At this point, I was beginning to feel as though I had conquered the acute unilateral attacks of the Egyptian people. So when I purchased dried apricots from one particular shop owner and asked for cashews, the deeply-creased 68 year-old Bedouin set in motion a search for cashews across the entire Luxor marketplace. To no avail. To express his sincere regret, he invited me for tea and hash at his apartment, to which I enthusiastically agreed. When an aging Bedouin asks you for tea and hash, here is really no other option.

We traipse the seven or so blocks to his flat, on the third floor of a building in average condition. The interior, however, was a different story indeed. As we enter, he explains to me how he owns three shops, the fruit/spice stand at which we’d met, a tailor across the street that he’d opened seven years ago, and another tailor across town. Tailoring is the trade he is most proud of. Mine is boning. I rule.

The three-room apartment is dimly lit with a total of two light bulbs. In the main room is a shredding polyester blanket that stretches between padded benches lining the walls. Before we sit on the blanket, we customarily remove our shoes. Upon sitting on the blanket, this action seems evermore ironic. To be sure, the ground outside is considerably more unpolluted than the blanket on which I was now seated. There were inexplicable grains of sand attaching themselves to any patch of exposed skin left uncovered. But the beer was cold and delicious and once the hash entered the picture, I lost all cares in the world. No wonder this shit is so popular in places where life typically sucks.

After flipping through an enormous stack of pictures of his friends (ie. white people who took pictures and sent them to him) I am left wondering if it’s the hash or am I starting to think these guys really do make friends this easily? Like, do the Egyptians employ friend-finding methods only recently revolutionized by Facebook patrons? Fourteen hours later, I wouldn’t care anymore. Because Cairo made me want to kill myself.
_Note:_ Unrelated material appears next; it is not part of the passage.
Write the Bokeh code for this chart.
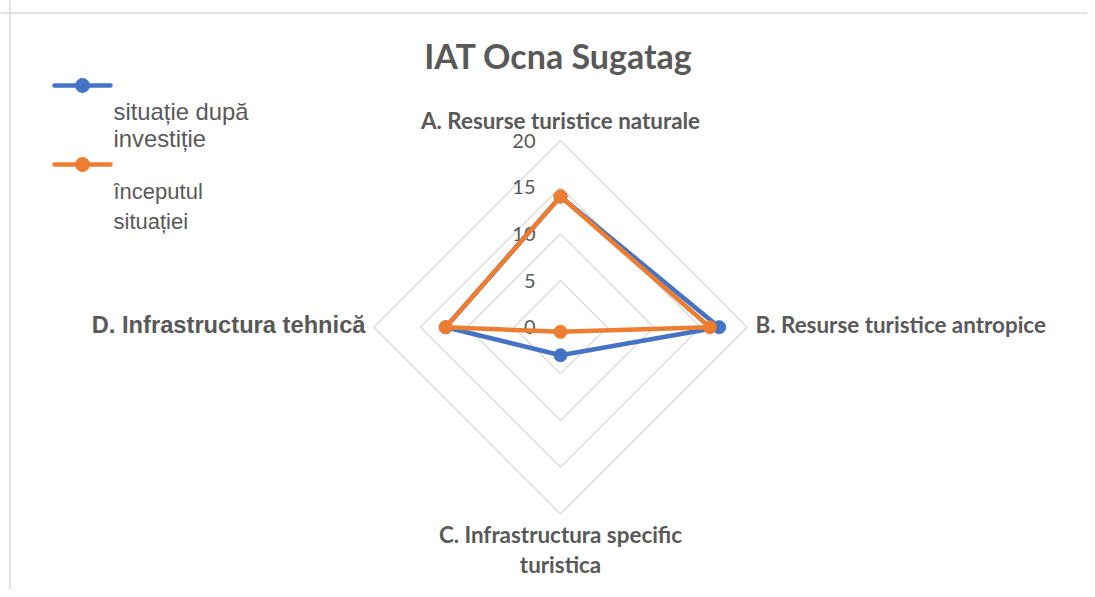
import numpy as np
from bokeh.plotting import figure
from bokeh.models import Range1d, Span
from bokeh.core.properties import value
from bokeh.embed import file_html
from bokeh.resources import INLINE

# ---- data ----
categories = ["A. Resurse turistice naturale", "B. Resurse turistice antropice",
              "C. Infrastructura specific\nturistica", "D. Infrastructura tehnică"]
series_names = ["situație după investiție", "începutul situației"]
after_investment = [14.0, 17.0, 3.0, 12.3]
initial_situation = [14.0, 16.0, 0.5, 12.3]
tick_values = [0, 5, 10, 15, 20]
tick_labels = ["0", "5", "10", "15", "20"]
title_text = "IAT Ocna Sugatag"

BLUE = "#4472C4"
ORANGE = "#ED7D31"
TXT = "#595959"
GRID = "#D9D9D9"

W, H = 1087, 589
ORIGIN = 0                      # observed canvas origin in the screenshot
CX, CY = 560.0, 326.7           # chart centre in picture pixels
K = 186.7 / 20.0                # pixels per unit
S = 9                           # text baseline correction (px)


def px(xp):
    return (xp - CX) / K


def py(yp):
    return (CY - yp) / K


p = figure(width=W, height=H, output_backend="svg", toolbar_location=None,
           x_range=Range1d(px(ORIGIN), px(ORIGIN + W)),
           y_range=Range1d(py(ORIGIN + H), py(ORIGIN)),
           min_border=0, background_fill_color="white", border_fill_color="white")
p.axis.visible = False
p.xgrid.visible = False
p.ygrid.visible = False
p.outline_line_color = None

# chart border (top and left visible in the frame)
p.add_layout(Span(location=py(12.5), dimension="width", line_color=GRID, line_width=1.5))
p.add_layout(Span(location=px(9.5), dimension="height", line_color=GRID, line_width=1.5))

# angles: A top, B right, C bottom, D left (clockwise)
angles = np.array([np.pi / 2, 0.0, -np.pi / 2, np.pi])

# grid diamonds
for lv in tick_values[1:]:
    gx = list(lv * np.cos(angles)) + [lv * np.cos(angles[0])]
    gy = list(lv * np.sin(angles)) + [lv * np.sin(angles[0])]
    p.line(gx, gy, line_color=GRID, line_width=1.3)

# tick labels
p.text(x=[0] * len(tick_values), y=tick_values, text=tick_labels,
       text_font=value("Lato"), text_font_size="20px", text_color=TXT,
       text_align="right", text_baseline="alphabetic", x_offset=-25, y_offset=0)

# series
for vals, col in [(after_investment, BLUE), (initial_situation, ORANGE)]:
    v = np.array(vals)
    xs = v * np.cos(angles)
    ys = v * np.sin(angles)
    p.line(list(xs) + [xs[0]], list(ys) + [ys[0]], line_color=col, line_width=4.5,
           line_join="round")
    p.scatter(xs, ys, size=13, fill_color=col, line_color=col, marker="circle")

LAB = "22.4px"
# category labels
p.text(x=[px(560)], y=[py(129 - S)], text=[categories[0]], text_font=value("Lato"),
       text_font_style="bold", text_font_size=LAB, text_color=TXT,
       text_align="center", text_baseline="alphabetic")
p.text(x=[px(755)], y=[py(333.3 - S)], text=[categories[1]], text_font=value("Lato"),
       text_font_style="bold", text_font_size=LAB, text_color=TXT,
       text_align="left", text_baseline="alphabetic")
c_lines = categories[2].split("\n")
p.text(x=[px(560), px(560)], y=[py(543.3 - S), py(572.7 - S)], text=c_lines,
       text_font=value("Lato"), text_font_style="bold", text_font_size=LAB,
       text_color=TXT, text_align="center", text_baseline="alphabetic")
p.text(x=[px(365)], y=[py(333.3 - S)], text=[categories[3]],
       text_font=value("Liberation Sans"), text_font_style="bold",
       text_font_size="23.7px", text_color=TXT, text_align="right",
       text_baseline="alphabetic")

# title
p.text(x=[px(558)], y=[py(68.3 - 13)], text=[title_text], text_font=value("Lato"),
       text_font_style="bold", text_font_size="34px", text_color=TXT,
       text_align="center", text_baseline="alphabetic")

# legend (Excel style: marker line above wrapped label)
leg_rows = [(BLUE, 85, ["situație după", "investiție"], [120, 147], "23.8px"),
            (ORANGE, 164, ["începutul", "situației"], [200, 230], "22px")]
for col, ly, lines, bases, fs in leg_rows:
    p.line([px(54), px(110)], [py(ly), py(ly)], line_color=col, line_width=4.5,
           line_cap="round")
    p.scatter([px(82)], [py(ly)], size=14, fill_color=col, line_color=col)
    p.text(x=[px(113)] * len(lines), y=[py(b - S) for b in bases], text=lines,
           text_font=value("Liberation Sans"), text_font_size=fs,
           text_color=TXT, text_align="left", text_baseline="alphabetic")

open("out.html", "w").write(file_html(p, INLINE))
I will say this about Cairo: it fucking sucks. And that includes the pyramids. Consider for a moment that I probably read more than two dozen books on the pyramids before I entered high school (yep, I was that cool), and I am saying this unequivocally: the pyramids are a disappointment.

Don’t get me wrong, the pyramids themselves are impressive indeed. But everything around them (the litter, the Bedouins hocking donkey and camel rides, the pirates asking for your ticket only to have you bribe them to get it back, the totally gay night laser show) was seriously awful. I made a comment to many people that if the ancient Egyptians ever saw how the current-day Egyptians are treating their landmarks, they would wage war on them. And they’d win convincingly because they all ride camels that are about 90 years old and malnourished to a point where the word “euthanasia” tickles your sympathy bone.

Cairo is also a horribly filthy city, so much so that you can actually taste the pollution. Imagine always walking around with a mouthful of orange juice right after you brushed your teeth, along with an ashtray shoved up your nose, and you’ll only begin to understand what it’s like to walk around Cairo. The food there is decent, and there is a vibrant nightlife scene, but it can all be missed.

I did however, manage to use my charm to score some privacy while they kicked everyone out for the three hours before the light show, which allowed me to watch the sun set over the pyramids alone and in peace. I got the feeling as it was happening that it was a uniquely rare tourist experience.

One additional special moment was watching the Super Bowl (as a Giants fan) at an ex-pat bar in Cairo. Kickoff was at midnight, and along with about thirty other people (mostly Australians and Brits), watched the greatest NFL game in history. Word spread around the bar that I was from New York, and I enjoyed minor celebrity status the likes of which only Samantha Ronson can probably relate to. By the end, I was the recipient of countless hi-fives, free shots, and invitations to parties for later in the week… if only I didn’t already have a flight booked to Dubai two days later. Dubai is a much more entertaining story, provided I can figure out a way to write it appropriately.